With merciless humor, comedians can show us how we are being racist without knowing it, why we never learn from our mistakes, or how to face death. As Farray does, when he points to the “unresolved existential tension” between him and death, and jokes that on his tombstone he plans to write, “I could see it coming,” and that to trick death, just before that fatal hour, he plans to “play dead” so that death will hesitate, as if to say: “Do I have the wrong guy? Am I shaking the same hand twice?”

I read Kierkegaard

For years, the Spanish comedic duo Faemino and Cansado have made audiences erupt in laughter with their celebrated skit: “Qué va, qué va, qué va, yo leo a Kierkegaard (”Hey now, come on, I read Kierkegaard!”). The refrain gets at something deeper than a good laugh. As the Danish philosopher once wrote: “When I was young, I forgot how to laugh… when I was older, I opened my eyes and beheld reality, at which I began to laugh, and since then, I have not stopped laughing.”

For Kierkegaard, the tragic and the comic are ultimately the same thing: a contradiction. While the former is painful, however, the latter is an incongruity seen in perspective and, therefore, painless. In this way, the person who views something with a sense of humor can find a way out: the person is aware of the contradiction, and doesn’t know what to do about it, but is also no longer tormented by it.

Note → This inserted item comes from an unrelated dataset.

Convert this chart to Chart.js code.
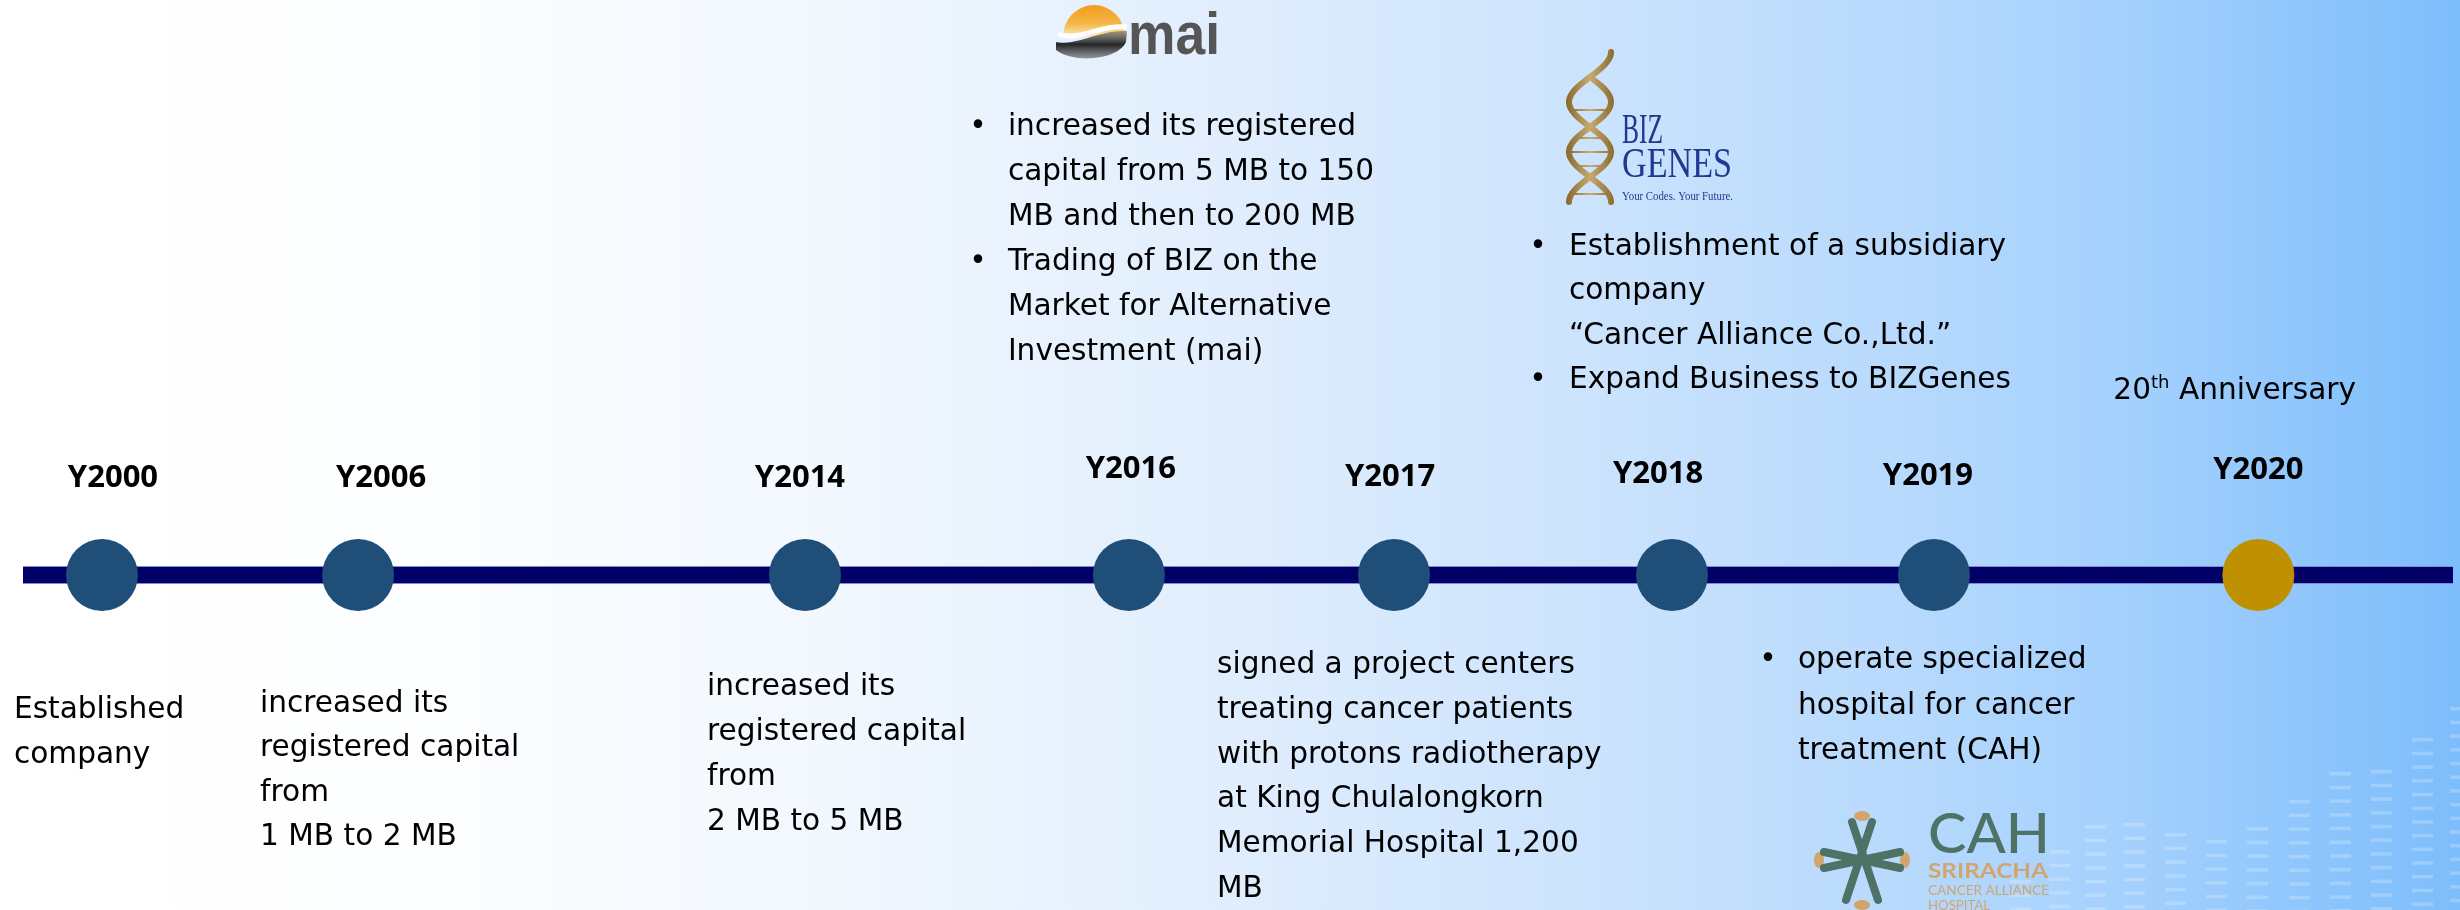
<!DOCTYPE html>
<html>
<head>
<meta charset="utf-8">
<script src="https://cdn.jsdelivr.net/npm/chart.js@4/dist/chart.umd.min.js"></script>
<style>
html,body{margin:0;padding:0;background:#fff;overflow:hidden}
#wrap{width:2460px;height:910px;position:relative}
canvas{display:block}
</style>
</head>
<body>
<div id="wrap"><canvas id="c" width="2460" height="910"></canvas></div>
<script>
// ---------------- DATA ----------------
const years = ['Y2000','Y2006','Y2014','Y2016','Y2017','Y2018','Y2019','Y2020'];
// position of each milestone along the timeline track (percent of track length)
const timelinePos = [3.25, 13.79, 32.18, 45.51, 56.42, 67.86, 78.64, 91.99];
const milestoneLevel = [0, 0, 0, 0, 0, 0, 0, 0];
const highlighted = [false, false, false, false, false, false, false, true];
const bulleted = [false, false, false, true, false, true, true, false];
const eventText = [
  [['Established', 'company']],
  [['increased its', 'registered capital', 'from', '1 MB to 2 MB']],
  [['increased its', 'registered capital', 'from', '2 MB to 5 MB']],
  [['increased its registered', 'capital from 5 MB to 150', 'MB and then to 200 MB'],
   ['Trading of BIZ on the', 'Market for Alternative', 'Investment (mai)']],
  [['signed a project centers', 'treating cancer patients', 'with protons radiotherapy',
    'at King Chulalongkorn', 'Memorial Hospital 1,200', 'MB']],
  [['Establishment of a subsidiary', 'company', '\u201cCancer Alliance Co.,Ltd.\u201d'],
   ['Expand Business to BIZGenes']],
  [['operate specialized', 'hospital for cancer', 'treatment (CAH)']],
  [['20th Anniversary']]
];

// ---------------- LAYOUT (text placement only) ----------------
const textLayout = [
  {dx: -88,  y0: 718, step: 45,   labelDx: 11,  labelY: 487},
  {dx: -98,  y0: 712, step: 44.3, labelDx: 23,  labelY: 487},
  {dx: -98,  y0: 695, step: 45,   labelDx: -5,  labelY: 487},
  {dx: -121, y0: 135, step: 45,   labelDx: 2,   labelY: 478, bulletDx: -151},
  {dx: -177, y0: 673, step: 44.8, labelDx: -4,  labelY: 486},
  {dx: -103, y0: 255, step: 44.3, labelDx: -14, labelY: 483, bulletDx: -134},
  {dx: -136, y0: 668, step: 45.5, labelDx: -6,  labelY: 485, bulletDx: -166},
  {dx: -145, y0: 399, step: 45,   labelDx: 0,   labelY: 479}
];
const BODY_FONT = '29.6px "DejaVu Sans"';
const LABEL_FONT = 'bold 31px "Open Sans"';

function fitText(ctx, text, x, y, targetW) {
  const w = ctx.measureText(text).width;
  ctx.save();
  ctx.translate(x, y);
  ctx.scale(targetW / w, 1);
  ctx.fillText(text, 0, 0);
  ctx.restore();
}

// background gradient + faint equalizer decoration
const bgPlugin = {
  id: 'bg',
  beforeDraw(chart) {
    const ctx = chart.ctx;
    const W = chart.width, H = chart.height;
    ctx.save();
    const g = ctx.createLinearGradient(0, 0, W, 0);
    g.addColorStop(0, '#ffffff');
    g.addColorStop(0.16, '#fdfeff');
    g.addColorStop(0.33, '#f2f8fe');
    g.addColorStop(0.49, '#e2eefd');
    g.addColorStop(0.65, '#cbe3fd');
    g.addColorStop(0.78, '#b6d9fd');
    g.addColorStop(0.875, '#a1cffd');
    g.addColorStop(1, '#7dbdfb');
    ctx.fillStyle = g;
    ctx.fillRect(0, 0, W, H);
    // decorative equalizer columns (background art)
    const cols = [[2020, 880], [2059, 850], [2095, 825], [2134, 823], [2175, 833], [2216, 840],
                  [2257, 827], [2299, 800], [2340, 772], [2381, 770], [2422, 738], [2460, 707]];
    ctx.fillStyle = 'rgba(255,255,255,0.22)';
    cols.forEach(([cx, top]) => {
      for (let y = top; y < H; y += 13.7) ctx.fillRect(cx - 10, y, 21, 3.5);
    });
    ctx.restore();
  }
};

function drawMai(ctx) {
  ctx.save();
  let g = ctx.createLinearGradient(0, 4, 0, 36);
  g.addColorStop(0, '#f09c1c');
  g.addColorStop(0.6, '#f5b545');
  g.addColorStop(1, '#fde6b8');
  ctx.fillStyle = g;
  ctx.beginPath();
  ctx.ellipse(1094, 37, 31, 32, 0, Math.PI, 2 * Math.PI);
  ctx.closePath();
  ctx.fill();
  g = ctx.createLinearGradient(0, 30, 0, 62);
  g.addColorStop(0, 'rgba(90,90,90,0.5)');
  g.addColorStop(0.45, '#262626');
  g.addColorStop(1, 'rgba(60,60,60,0.35)');
  ctx.fillStyle = g;
  ctx.beginPath();
  ctx.moveTo(1056, 42);
  ctx.bezierCurveTo(1078, 46, 1098, 30, 1127, 31);
  ctx.lineTo(1126, 42);
  ctx.bezierCurveTo(1118, 60, 1074, 64, 1056, 50);
  ctx.closePath();
  ctx.fill();
  ctx.strokeStyle = '#ffffff';
  ctx.lineWidth = 5;
  ctx.beginPath();
  ctx.moveTo(1058, 34);
  ctx.bezierCurveTo(1080, 42, 1100, 24, 1127, 27);
  ctx.stroke();
  g = ctx.createLinearGradient(0, 20, 0, 56);
  g.addColorStop(0, '#555');
  g.addColorStop(1, '#222');
  ctx.fillStyle = g;
  ctx.font = 'bold 60px "Liberation Sans"';
  ctx.textBaseline = 'alphabetic';
  ctx.textAlign = 'left';
  fitText(ctx, 'mai', 1128, 54, 92);
  ctx.restore();
}

function drawBizGenes(ctx) {
  ctx.save();
  const g = ctx.createLinearGradient(1567, 0, 1613, 0);
  g.addColorStop(0, '#8a6a2c');
  g.addColorStop(0.5, '#c7aa72');
  g.addColorStop(1, '#8d6d30');
  ctx.strokeStyle = g;
  ctx.lineWidth = 6;
  ctx.lineCap = 'round';
  const cx = 1590, amp = 21, y1 = 52, y2 = 202;
  for (const phase of [0, Math.PI]) {
    ctx.beginPath();
    for (let y = (phase ? 80 : y1); y <= y2; y += 2) {
      const x = cx + amp * Math.cos((y - y1) / (y2 - y1) * 3 * Math.PI + phase);
      if (y === (phase ? 80 : y1)) ctx.moveTo(x, y); else ctx.lineTo(x, y);
    }
    ctx.stroke();
  }
  ctx.lineWidth = 2;
  for (let y = 110; y < 195; y += 14) {
    const t = (y - y1) / (y2 - y1) * 3 * Math.PI;
    const xa = cx + amp * Math.cos(t), xb = cx - amp * Math.cos(t);
    ctx.beginPath(); ctx.moveTo(xa, y); ctx.lineTo(xb, y); ctx.stroke();
  }
  ctx.fillStyle = '#1e3a8e';
  ctx.textAlign = 'left';
  ctx.textBaseline = 'alphabetic';
  ctx.font = '42px "Liberation Serif"';
  fitText(ctx, 'BIZ', 1622, 143, 41);
  fitText(ctx, 'GENES', 1622, 177, 110);
  ctx.font = '12px "Liberation Serif"';
  fitText(ctx, 'Your Codes. Your Future.', 1622, 200, 111);
  ctx.restore();
}

function drawCah(ctx) {
  ctx.save();
  const teal = '#4e7266', tan = '#d2a56c';
  ctx.fillStyle = tan;
  const caps = [[1862, 816, 8, 5], [1862, 905, 8, 5], [1819, 860, 5, 8], [1905, 860, 5, 8]];
  caps.forEach(([x, y, rx, ry]) => { ctx.beginPath(); ctx.ellipse(x, y, rx, ry, 0, 0, 2 * Math.PI); ctx.fill(); });
  ctx.strokeStyle = teal;
  ctx.lineWidth = 8;
  ctx.lineCap = 'round';
  const segs = [
    [1852, 822, 1878, 900], [1872, 822, 1846, 900],
    [1824, 852, 1900, 868], [1824, 868, 1900, 852]
  ];
  segs.forEach(([a, b, c, d]) => { ctx.beginPath(); ctx.moveTo(a, b); ctx.lineTo(c, d); ctx.stroke(); });
  ctx.textAlign = 'left';
  ctx.textBaseline = 'alphabetic';
  ctx.fillStyle = teal;
  ctx.font = '500 56px "Lato"';
  fitText(ctx, 'CAH', 1928, 853, 122);
  ctx.fillStyle = tan;
  ctx.font = 'bold 21px "Lato"';
  fitText(ctx, 'SRIRACHA', 1928, 878, 120);
  ctx.font = '14px "Lato"';
  fitText(ctx, 'CANCER ALLIANCE', 1928, 895, 121);
  fitText(ctx, 'HOSPITAL', 1928, 910, 62);
  ctx.restore();
}

function drawLine(ctx, text, x, y) {
  const m = /^(\d+)(st|nd|rd|th)\b(.*)$/.exec(text);
  if (!m) { ctx.fillText(text, x, y); return; }
  ctx.fillText(m[1], x, y);
  let cx = x + ctx.measureText(m[1]).width;
  const base = ctx.font;
  ctx.font = '18px "DejaVu Sans"';
  ctx.fillText(m[2], cx, y - 11);
  cx += ctx.measureText(m[2]).width;
  ctx.font = base;
  ctx.fillText(m[3], cx, y);
}

const textPlugin = {
  id: 'timelineText',
  afterDraw(chart) {
    const ctx = chart.ctx;
    const xs = chart.scales.x;
    ctx.save();
    ctx.fillStyle = '#000000';
    ctx.textBaseline = 'alphabetic';
    years.forEach((yr, i) => {
      const px = xs.getPixelForValue(timelinePos[i]);
      const L = textLayout[i];
      ctx.font = LABEL_FONT;
      ctx.textAlign = 'center';
      ctx.fillText(yr, px + L.labelDx, L.labelY);
      ctx.font = BODY_FONT;
      ctx.textAlign = 'left';
      let y = L.y0;
      eventText[i].forEach(par => {
        par.forEach((line, k) => {
          if (bulleted[i] && k === 0) {
            ctx.textAlign = 'center';
            ctx.fillText('\u2022', px + L.bulletDx, y);
            ctx.textAlign = 'left';
          }
          drawLine(ctx, line, px + L.dx, y);
          y += L.step;
        });
      });
    });
    drawMai(ctx);
    drawBizGenes(ctx);
    drawCah(ctx);
    ctx.restore();
  }
};

const points = timelinePos.map((p, i) => ({x: p, y: milestoneLevel[i]}));
const trackEnds = [{x: 0, y: 0}, {x: 100, y: 0}];

new Chart(document.getElementById('c').getContext('2d'), {
  type: 'scatter',
  data: {
    labels: years,
    datasets: [
      {
        label: 'Milestones',
        data: points,
        pointRadius: 36,
        pointHoverRadius: 36,
        pointBackgroundColor: highlighted.map(h => h ? '#bf9000' : '#1f4e79'),
        pointBorderWidth: 0,
        showLine: false,
        clip: false
      },
      {
        type: 'line',
        label: 'track',
        data: trackEnds,
        borderColor: '#000066',
        borderWidth: 16,
        pointRadius: 0,
        borderCapStyle: 'butt'
      },
      {
        type: 'line',
        label: 'track edge',
        data: trackEnds,
        borderColor: '#7d8bd6',
        borderWidth: 18,
        pointRadius: 0,
        borderCapStyle: 'butt'
      }
    ]
  },
  options: {
    responsive: false,
    animation: false,
    events: [],
    layout: {autoPadding: false, padding: {left: 23, right: 7, top: 240, bottom: 0}},
    scales: {
      x: {type: 'linear', min: 0, max: 100, display: false},
      y: {type: 'linear', min: -1, max: 1, display: false}
    },
    plugins: {legend: {display: false}, tooltip: {enabled: false}}
  },
  plugins: [bgPlugin, textPlugin]
});
</script>
</body>
</html>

Along these same lines, Amir proposes an ethics of compassion through humor: her thesis is that in human beings, all desires contradict each other, and are incongruent with reality, which leads to a tragic situation where we react with complete rigidity. The comic sensibility, on the other hand, knows how to see and live with duality and contradiction. “Realizing this irresolvable incoherence can bring us peace,” says Amir, who invites us all to adopt a self-reflective posture, by ridiculing ourselves (“but gently, and with forgiveness”). A form of salvation — precarious, holy — just within our reach.